World Operating at 25% Entrepreneurship Capacity
Mark Marich @markmarich
United States of America
Nov 15, 2012
The following post was submitted by Ruta Aidis, senior fellow at the School of Public Policy at George Mason University near Washington, DC
As the world celebrates Global Entrepreneurship Week with its thousands of activities in 130 countries, we sometimes wonder exactly how well entrepreneurship is doing around the world. Are we making real progress? While we have some very good indicators of the weather tomorrow--like the temperature and the barometer to tell us if it’s going to be cold and raining--nothing like this simple measure exists in the world of entrepreneurship. This is important because as we look into the future towards the world in 2050 there are storm clouds on the horizon like population explosion, global warming, urbanization and the lack of opportunity that will reduce the level of productive entrepreneurship in the future.
The Center for Entrepreneurship and Public Policy (CEPP) at George Mason University in Virginia has developed a simple tool to help gauge how entrepreneurship is doing in the world. Entrepreneurs, as we know, create jobs, bring innovations to market and promote economic growth. All things the world needs more of. Is entrepreneurship spreading around the globe, how fast and are entrepreneurs getting better or worse?
So how is the world doing? Are we sailing on stormy seas or is the evening sky clear and calm indicating a beautiful day ahead? The Global Entrepreneurship Barometer (GEBAR) measures entrepreneurship all over the world and turns that into one number for us to easily understand if entrepreneurship is getting better or worse from year to year. The inaugural launch of the GEBAR is to coincide this year with Global Entrepreneurship Week. Twenty five years ago before the Berlin Wall fell the world was operating at a very low level of entrepreneurship. With the exception of a few countries in the West, for example, the United States, the UK, and New Zealand, almost no one was actively pursuing productive entrepreneurship in the rest of the world. And for sure in India, China, Brazil and Russia almost no one was engaged in productive entrepreneurship.
Entrepreneurship was stormy as most activity was not productive. Today the world is changing as the barometric pressure is rising. Twenty five years after the falloff the Berlin Wall the world today is transitioning from a managed economy to a more entrepreneurial society. During Entrepreneurship Week events will be kicked off in 130 cities around the world to pitch the best ideas. We are in between a stormy past and a sunny future.

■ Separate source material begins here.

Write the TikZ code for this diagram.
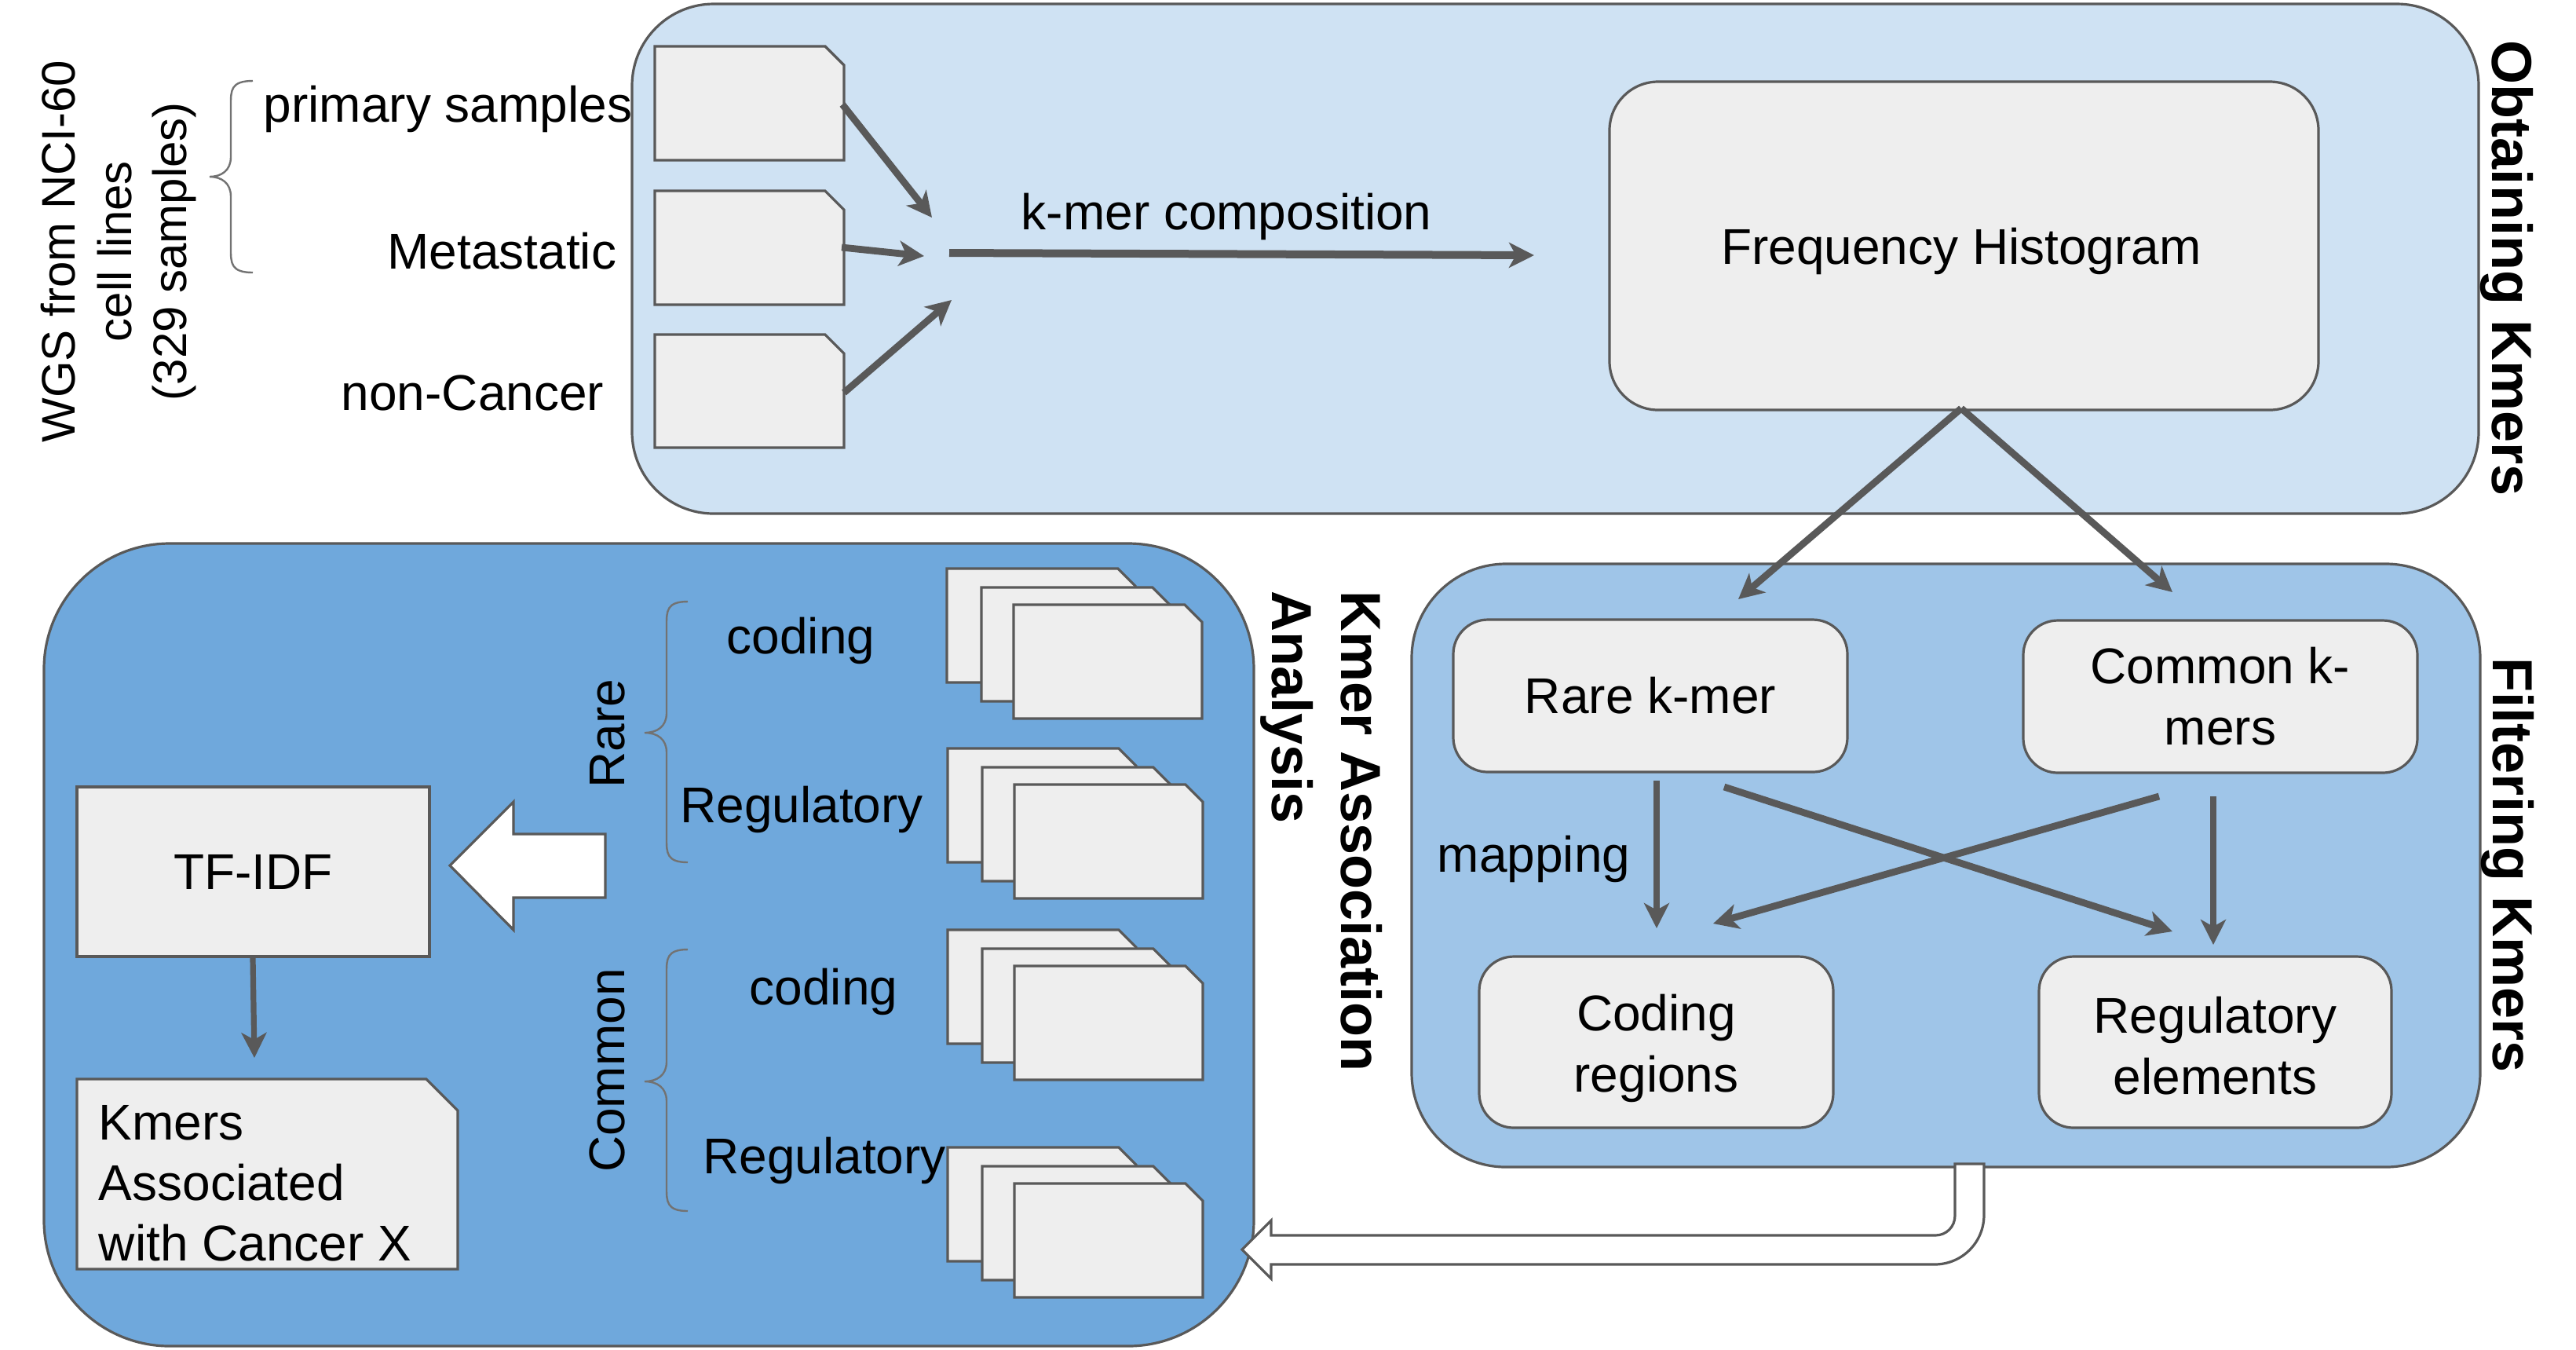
\documentclass[tikz,border=0pt]{standalone}
\usepackage{fontspec}
\setmainfont{Liberation Sans}
\usetikzlibrary{arrows.meta}
\definecolor{bordergray}{HTML}{595959}
\definecolor{boxA}{HTML}{CFE2F3}
\definecolor{boxB}{HTML}{9FC5E8}
\definecolor{boxC}{HTML}{6FA8DC}
\definecolor{nodegray}{HTML}{EEEEEE}
\newcommand{\kdoc}[5]{\filldraw[docbox] (#1,#2) -- ({#3-#5},#2) -- (#3,{#2+#5}) -- (#3,#4) -- (#1,#4) -- cycle;}
\newcommand{\kstack}[2]{\kdoc{#1}{#2}{#1+240}{#2+145}{22}\kdoc{#1+44}{#2+24}{#1+284}{#2+169}{22}\kdoc{#1+85}{#2+46}{#1+325}{#2+191}{22}}
\newcommand{\kbrace}[6]{\draw[bracestyle] (#3,#4) .. controls (#2,#4) and (#2,#4+12) .. (#2,#4+30) -- (#2,#5-25) .. controls (#2,#5-8) and (#2-12,#5) .. (#1,#5) .. controls (#2-12,#5) and (#2,#5+8) .. (#2,#5+25) -- (#2,#6-30) .. controls (#2,#6-12) and (#2,#6) .. (#3,#6);}
\tikzset{
  docbox/.style={draw=bordergray, fill=nodegray, line width=0.8pt, line join=miter},
  bracestyle/.style={draw=bordergray!85, line width=0.6pt},
  container/.style={draw=bordergray, line width=0.8pt, rectangle, inner sep=0pt},
  inbox/.style={draw=bordergray, fill=nodegray, line width=0.8pt, rectangle, rounded corners=11pt, align=center, inner sep=0pt, font=\fontsize{16pt}{19.5pt}\selectfont},
  lbl/.style={inner sep=0pt, font=\fontsize{16pt}{19.5pt}\selectfont},
  boxtext/.style={inner sep=0pt, align=center, font=\fontsize{16pt}{19.5pt}\selectfont},
  wgs/.style={inner sep=0pt, font=\fontsize{15pt}{18pt}\selectfont, rotate=90, anchor=base},
  title/.style={inner sep=0pt, font=\bfseries\fontsize{18pt}{21.6pt}\selectfont, rotate=-90},
  arr/.style={draw=bordergray, line width=2.2pt, -{Stealth[length=8pt,width=8pt,inset=2.2pt]}},
  blockarrow/.style={draw=bordergray, fill=white, line width=0.8pt, line join=miter},
}
\begin{document}
\begin{tikzpicture}[x=0.25pt, y=-0.25pt]
\useasboundingbox (0,0) rectangle (3281,1718);
\fill[white] (0,0) rectangle (3281,1718);

% containers
\node[container, fill=boxA, rounded corners=26pt, minimum width=588pt, minimum height=162.25pt] (obtain) at (1981,329.5) {};
\node[container, fill=boxB, rounded corners=30pt, minimum width=340.25pt, minimum height=192pt] (filter) at (2478.5,1102) {};
\node[container, fill=boxC, rounded corners=40pt, minimum width=385.25pt, minimum height=255.5pt] (assoc) at (826.5,1203) {};

% titles
\node[title, anchor=base] (tObtain) at (3174,342) {Obtaining Kmers};
\node[title, anchor=base] (tFilter) at (3175,1102) {Filtering Kmers};
\node[title, anchor=base west] (tAssoc1) at (1708,752) {Kmer Association};
\node[title, anchor=base west] (tAssoc2) at (1620,752) {Analysis};

% WGS label and brace
\node[wgs] (wgs1) at (95,320) {WGS from NCI-60};
\node[wgs] (wgs2) at (167,320) {cell lines};
\node[wgs] (wgs3) at (238,320) {(329 samples)};
\kbrace{267}{294}{322}{103}{225}{347}

\node[lbl, anchor=base east] (lPrim) at (806,155) {primary samples};
\node[lbl, anchor=base east] (lMeta) at (786,342) {Metastatic};
\node[lbl, anchor=base east] (lNon) at (770,522) {non-Cancer};

% input docs
\kdoc{834}{59}{1075}{204}{24}
\kdoc{834}{243}{1075}{388}{24}
\kdoc{834}{426}{1075}{570}{24}

\coordinate (d1o) at (1073,133); \coordinate (d1i) at (1187,277);
\coordinate (d2o) at (1072,315); \coordinate (d2i) at (1177,326);
\coordinate (d3o) at (1075,500); \coordinate (d3i) at (1212,382);
\coordinate (mainA) at (1209,322);
\draw[arr] (d1o) -- (d1i);
\draw[arr] (d2o) -- (d2i);
\draw[arr] (d3o) -- (d3i);

\node[lbl, anchor=base west] (lKmer) at (1300,292) {k-mer composition};

\node[inbox, rounded corners=15.5pt, minimum width=225.75pt, minimum height=104.5pt] (fh) at (2501.5,313) {};
\node[boxtext] (fhText) at (2498,320) {Frequency Histogram};
\coordinate (mainB) at (1954,325);
\draw[arr, line width=2.5pt] (mainA) -- (mainB);

% filtering
\node[inbox, minimum width=125.5pt, minimum height=48.5pt] (rare) at (2102,886) {Rare k-mer};
\node[inbox, minimum width=125.5pt, minimum height=48.5pt] (common) at (2828,887) {Common k-\\mers};
\node[inbox, minimum width=112.75pt, minimum height=54.5pt] (coding) at (2109.5,1327) {};
\node[boxtext] (codingText) at (2109.5,1335) {Coding\\regions};
\node[inbox, minimum width=112.25pt, minimum height=54.5pt] (regel) at (2821.5,1327) {};
\node[boxtext] (regelText) at (2821.5,1332) {Regulatory\\elements};

\coordinate (fhB) at (2498,520);
\coordinate (toRare) at (2214,763);
\coordinate (toCommon) at (2767,754);
\draw[arr] (fhB) -- (toRare);
\draw[arr] (fhB) -- (toCommon);

\coordinate (rareS) at (2110,994); \coordinate (codN) at (2110,1182);
\coordinate (comS) at (2819,1014); \coordinate (regN) at (2819,1203);
\coordinate (rareX) at (2196,1002); \coordinate (regX) at (2767,1186);
\coordinate (comX) at (2750,1014); \coordinate (codX) at (2182,1176);
\draw[arr] (rareS) -- (codN);
\draw[arr] (comS) -- (regN);
\draw[arr] (rareX) -- (regX);
\draw[arr] (comX) -- (codX);
\node[lbl, anchor=base west] (lMap) at (1830,1110) {mapping};

% hollow connector from filtering to association
\filldraw[blockarrow] (2527,1482) -- (2527,1547) .. controls (2527,1582) and (2499,1610) .. (2464,1610) -- (1619,1610) -- (1619,1628) -- (1582,1591) -- (1619,1554) -- (1619,1573) -- (2465,1573) .. controls (2479,1573) and (2490,1562) .. (2490,1548) -- (2490,1482) -- cycle;

% association box content
\kstack{1206}{724}
\kstack{1207}{953}
\kstack{1207}{1184}
\kstack{1207}{1461}

\kbrace{821}{849}{876}{766}{933}{1098}
\kbrace{821}{849}{876}{1209}{1377}{1542}
\node[lbl, rotate=90, anchor=base] (lRare) at (795,934) {Rare};
\node[lbl, rotate=90, anchor=base] (lCommon) at (795,1363) {Common};

\node[lbl, anchor=base] (lc1) at (1020,832) {coding};
\node[lbl, anchor=base] (lr1) at (1021,1047) {Regulatory};
\node[lbl, anchor=base] (lc2) at (1049,1279) {coding};
\node[lbl, anchor=base] (lr2) at (1050,1494) {Regulatory};

\filldraw[blockarrow] (573,1102) -- (654,1021) -- (654,1062) -- (771,1062) -- (771,1143) -- (654,1143) -- (654,1184) -- cycle;

\node[inbox, rounded corners=0pt, minimum width=112.25pt, minimum height=54pt] (tfidf) at (322.5,1110) {TF-IDF};
\kdoc{98}{1374}{583}{1616}{40}
\node[lbl, anchor=base west] (kx1) at (125,1451) {Kmers};
\node[lbl, anchor=base west] (kx2) at (125,1528) {Associated};
\node[lbl, anchor=base west] (kx3) at (125,1605) {with Cancer X};
\coordinate (tfS) at (322,1219); \coordinate (kxN) at (324,1347);
\draw[arr, line width=1.8pt] (tfS) -- (kxN);
\end{tikzpicture}
\end{document}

This change is measured by the GEBAR. The world today is operating at 25 percent of its productive entrepreneurship capacity. This corresponds to a period of change on the Barometer between good and bad weather, between good and bad entrepreneurship. Acs comments, since ‘in the past, the entrepreneurial weather was more overcast and rainy’. For the GEBAR, rainy, stormy weather indicates higher levels of unproductive entrepreneurship such as rent seeking and contraband activities which interfere with and undermine national economic growth and prosperity.
The GEBAR over the coming years will be able to tell us in real time if the global economy is engaged in, more or less entrepreneurship, and if all the efforts to create a more prosperous world, are actually paying off. We would expect the level of entrepreneurship over the years to climb from what we today can call ‘changing’ to ‘fair’ and ‘sunny’ over the next decade or two. The GEBAR used data from over 130 countries, includes over 90 percent of the worlds population and scores of indicators as well as ongoing surveys of millions of people. The data is then analyzed by sophisticated computer programs to come up with a single number.
The international team measuring GEBAR is led by Dr. Zoltan J. Acs, at George Mason University and includes a world class team of economists, statisticians, as well as management and development experts at leading universities across the globe. The team works closely with leading research centers and international agencies around the world to help policy makers build vibrant comunities.
The George Mason School of Public Policy’s Center for Entrepreneurship and Public Policy (CEPP) focuses on the relationship between Entrepreneurship Development and Comparative Public Policy in a global context. At CEPP, we use the Global Entrepreneurship Barometer (GEB) and the Global Entrepreneurship and Development Index (GEDI) as tools for analyzing the impediments to productive entrepreneurship development and economic prosperity through tailor made country specific reports, presentations, regional analysis and consultancies.